Tico Medina dijo de él cosas muy bonitas, como que había sido el primer corresponsal de guerra serio de la historia de España y que para escribir sus crónicas había utilizado una prosa tan afilada como sencilla. Tico cuenta siempre las cosas de manera descriptiva y brillante.
Los restos estaban, lógicamente, ya carcomidos por el tiempo. En la urna funeraria había una amalgama de huesos y apenas había rastros de su ropa. Lo más curioso era ver cómo sus botas habían desafiado con mucha dignidad el paso de los años. Eran unas botas cuarteleras por las que habían pasado más de cien años. Yo pude tocarlas y a punto estuve de cortar un trozo cuando nadie me veía. Cuenta Azorín que cuando exhumaron los restos de Espronceda, eran solo un montón de huesos pero que se conservaba muy bien el chaleco de seda.

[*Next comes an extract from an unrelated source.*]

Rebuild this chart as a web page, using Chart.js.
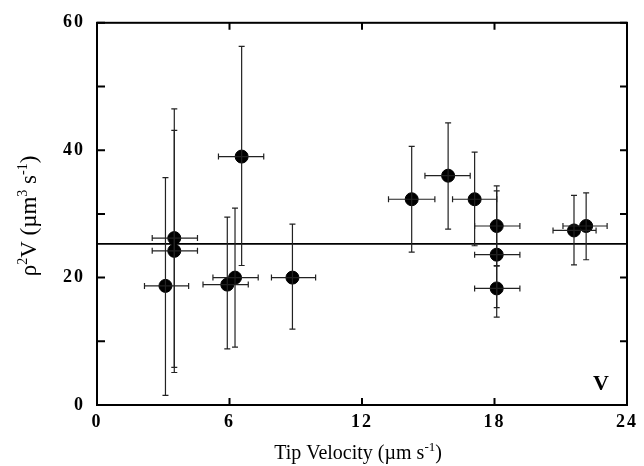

Azorín, sin que nadie lo viera, le cortó un botón de nácar del chaleco y lo guardó en un profano relicario. ¿Pero para qué quería yo un trozo de bota de Pedro Antonio de Alarcón? Seguro que al que se lo enseñara me tomaría por un loco. Me cuentan que esas botas fueron llevadas al Museo Arqueológico para ser tratadas con alguna técnica de conservación y nunca más se supo de ellas. El Ayuntamiento accitano no las reclamó y seguramente alguna limpiadora del Museo las tiraría a la basura. O alguien las tiene en el armario de su casa.
Tal vez por deformación profesional, cuando vi los huesos del escritor accitano antes de ser definitivamente enterrado en su nueva tumba, me fijé si en la parte superior de su calavera había la señal de un clavo. Pero no, no la había.